Steelers’ WR Rushes Setting Up Future Plays While Having Present Success

While head coach Mike Tomlin said that the Pittsburgh Steelers did not get the opportunity to take the ‘step back’ approach that ordinarily comes with a standard bye week, it seems as though they still found some time to add a couple of different wrinkles to the game plan before their next game.

That was most evident in the use of the wide receivers on jet sweeps and end arounds throughout the game featuring Ray-Ray McCloud on his first offensive touch of the season and Chase Claypool, who scored the first points of the game on a two-yard touchdown for the home team.

It showed up again in a big way at the start of the second half when McCloud got another chance to put the ball in his hands on offense. This time, he had great blocking in front of him to allow him to get into open space, which essentially turned the play into a punt return, which he very nearly took the distance. In all, he got 58 yards on the play, setting up the offense with a first and goal.

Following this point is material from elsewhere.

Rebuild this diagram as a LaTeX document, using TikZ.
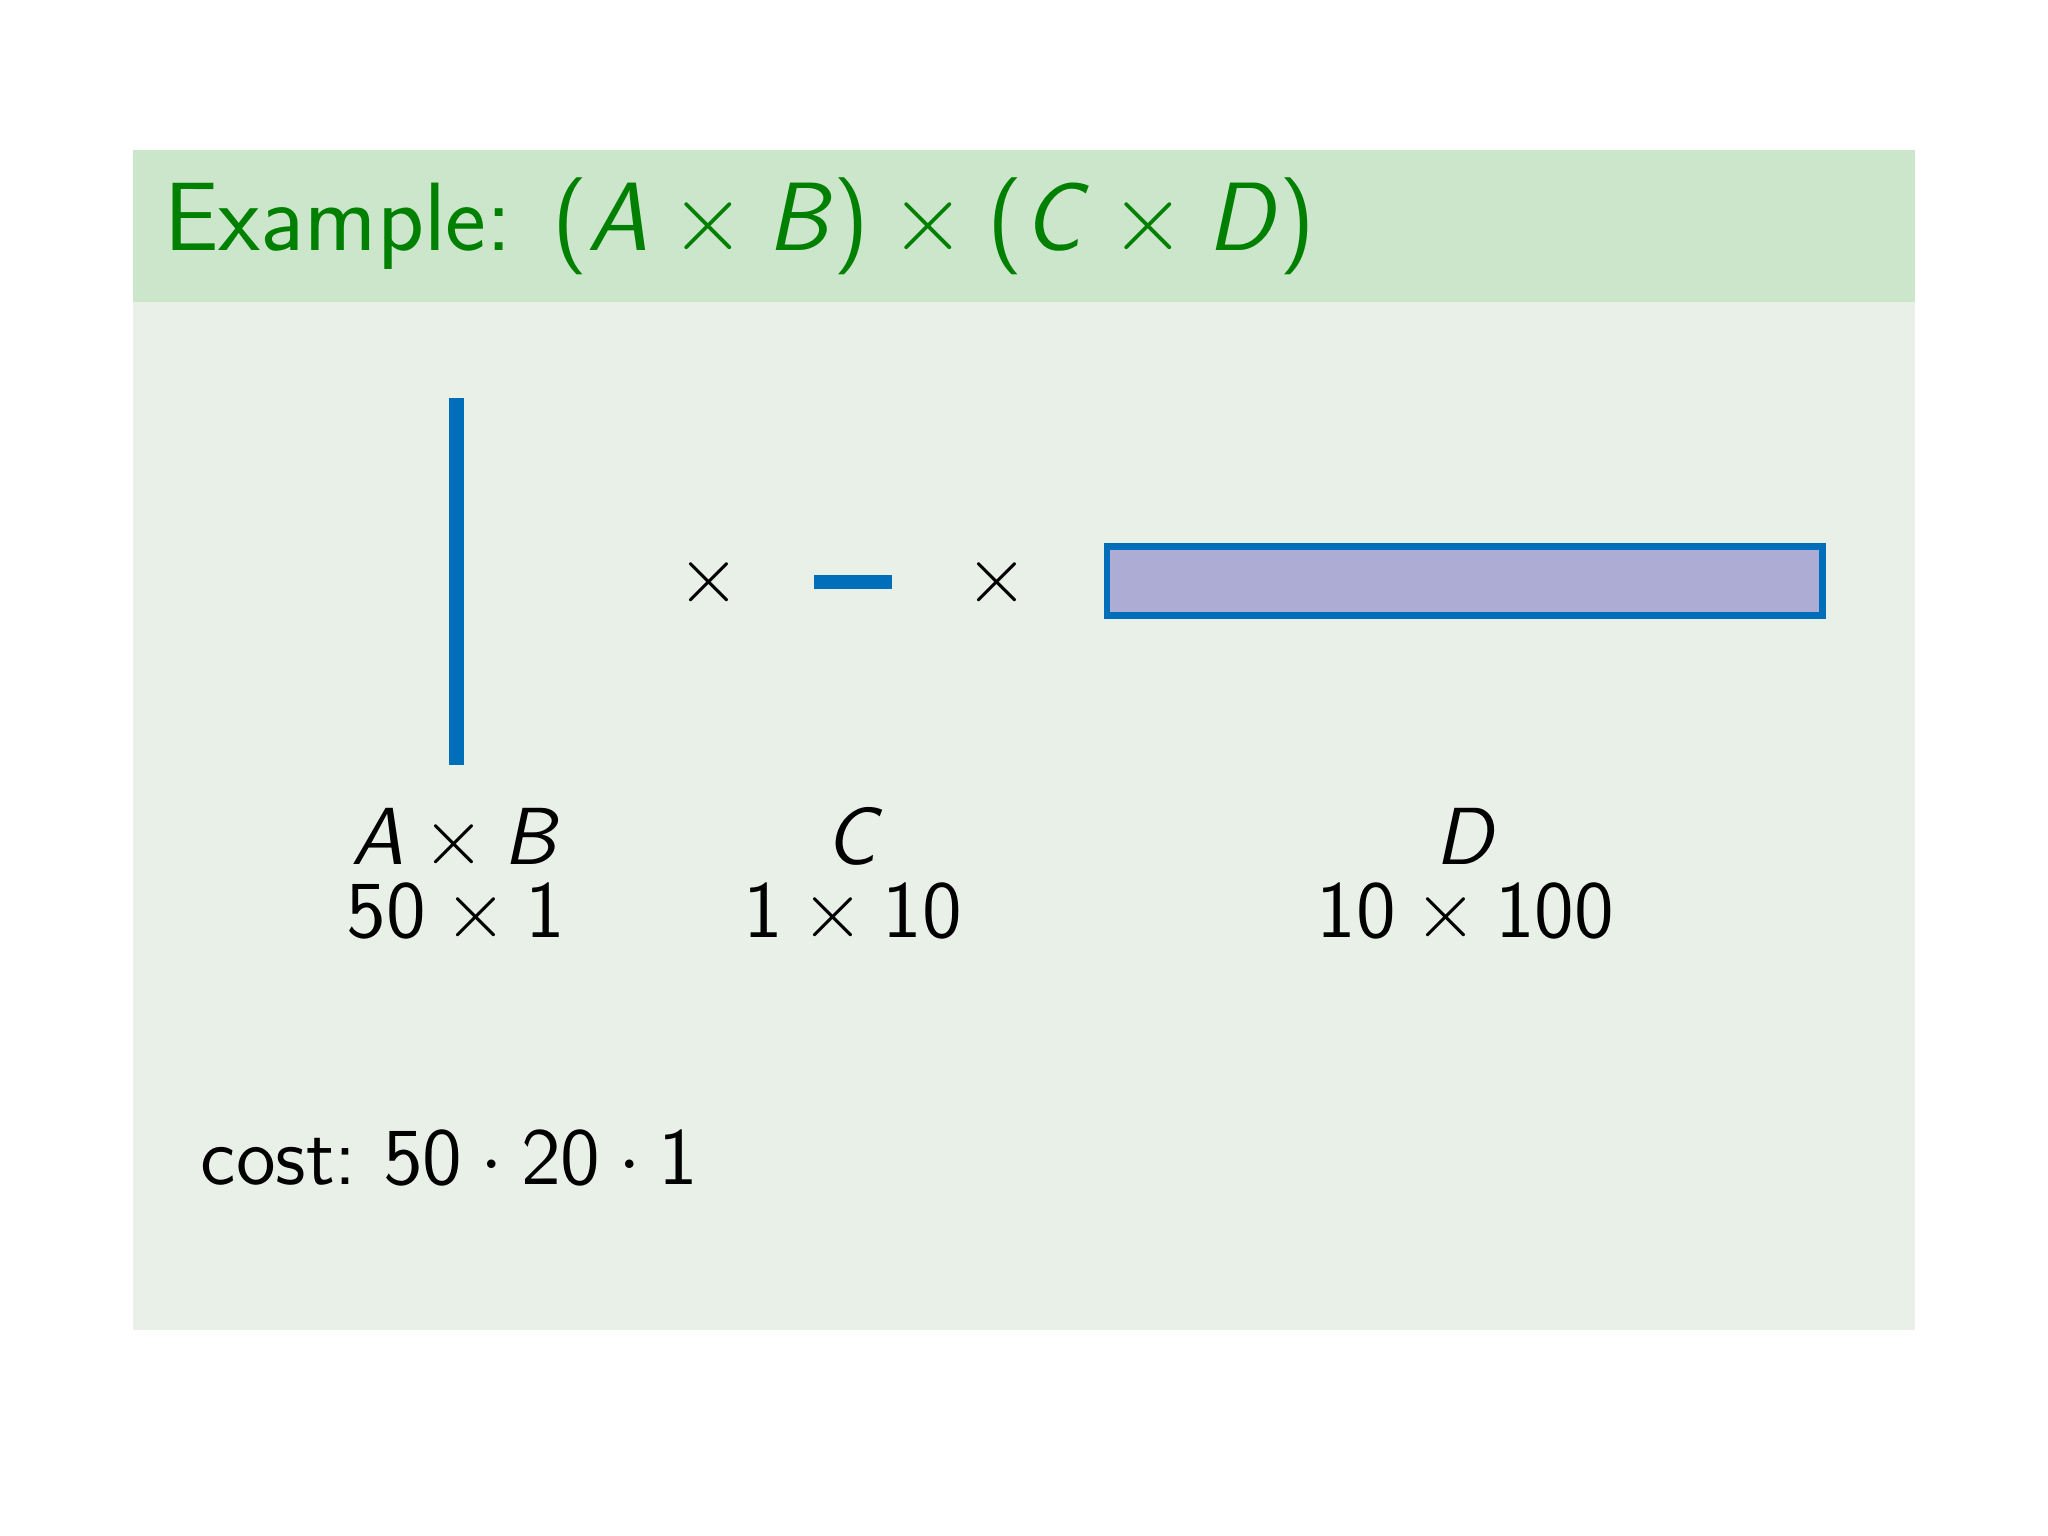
\documentclass[tikz,border=0pt]{standalone}
\definecolor{titlebg}{RGB}{204,230,204}
\definecolor{bodybg}{RGB}{232,240,232}
\definecolor{titlefg}{RGB}{0,128,0}
\definecolor{mblue}{RGB}{0,110,184}
\definecolor{mfill}{RGB}{172,172,212}
\tikzset{
  lbl/.style={inner sep=0pt, anchor=base, font=\sffamily\fontsize{14.4}{17}\selectfont},
  timesym/.style={inner sep=0pt, font=\sffamily\fontsize{14.4}{17}\selectfont},
  titletext/.style={inner sep=0pt, anchor=base west, text=titlefg, font=\sffamily\fontsize{17.28}{20}\selectfont},
  mat/.style={fill=mblue, draw=none},
}
\newcommand{\mx}{${}\times{}$}
\newcommand{\md}{${}\cdot{}$}
\newcommand{\vl}[1]{{\slshape #1\/}}
\begin{document}
\begin{tikzpicture}[x=0.0081633cm, y=-0.0081633cm]
\useasboundingbox (0,0) rectangle (1568,1176);
\fill[white] (0,0) rectangle (1568,1176);
% block
\fill[bodybg] (102,231) rectangle (1466,1018);
\fill[titlebg] (102,115) rectangle (1466,231);
\node[titletext] (title) at (125,192) {Example: (\vl{A}\mx\vl{B})\mx(\vl{C}\mx\vl{D})};
% matrices
\fill[mat] (344,305) rectangle (355,586);
\coordinate (ab) at (349.5,445.5);
\node[timesym] (x1) at (543,446) {$\times$};
\fill[mat] (623,440) rectangle (683,451);
\coordinate (c) at (653,445.5);
\node[timesym] (x2) at (763,446) {$\times$};
\draw[mblue, fill=mfill, line width=1.2pt] (847.5,418.5) rectangle (1395.5,471.5);
\coordinate (d) at (1121.5,445);
% labels
\node[lbl] (lab) at (349,662) {\vl{A}\mx\vl{B}};
\node[lbl] (dab) at (349,718) {50\mx1};
\node[lbl] (lc) at (654,662) {\vl{C}};
\node[lbl] (dc) at (653,718) {1\mx10};
\node[lbl] (ld) at (1123,662) {\vl{D}};
\node[lbl] (dd) at (1122,718) {10\mx100};
\node[lbl, anchor=base west] (cost) at (153,907) {cost:\ 50\md20\md1};
\end{tikzpicture}
\end{document}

The Steelers had been making use of much more motion before and at the snap this season, which the team has pretty much acknowledged all along was in large part due to the influence of new quarterbacks coach Matt Canada, who has extensive experience as an offensive coordinator at the college level.

They began using McCloud on offense as a pre-snap motion decoy in their last game, setting up the inevitable, which would be his actually getting the ball in his hands. The third-year player has shown to be effective in the open field as the team’s kick returner, which has now extended onto the offensive side of the ball.

The Steelers ran what they would likely call a run-game-extension play at the end of their first drive of the second half as well, with Claypool getting a screen pass with three blockers in front of him at the goal line, including Trey Edmunds. It was basically a long handoff to the left, for a five-yard score.

In all, the offense put the ball directly into their wide receivers’ hands five times on the afternoon, with a good bit of success, though the two really notable plays were already highlighted above. McCloud had one more carry for five yards, while Claypool had two more carries, one for one yard, one for three.

But that’s five wide receiver sweeps that will be on tape for the Cleveland Browns and the rest of their upcoming opponents. Five plays that can help set up the rest of the offense, whether it’s just window dressing or a double-reverse or a flea flicker.

Getting two big plays—a double-explosive play and a touchdown—on five wide receiver runs, and four successful plays overall, is a great start. Claypool’s three-yard run converted on third and two, and McCloud’s five-yarder came on first down. You take an 80 percent success rate and run home with it.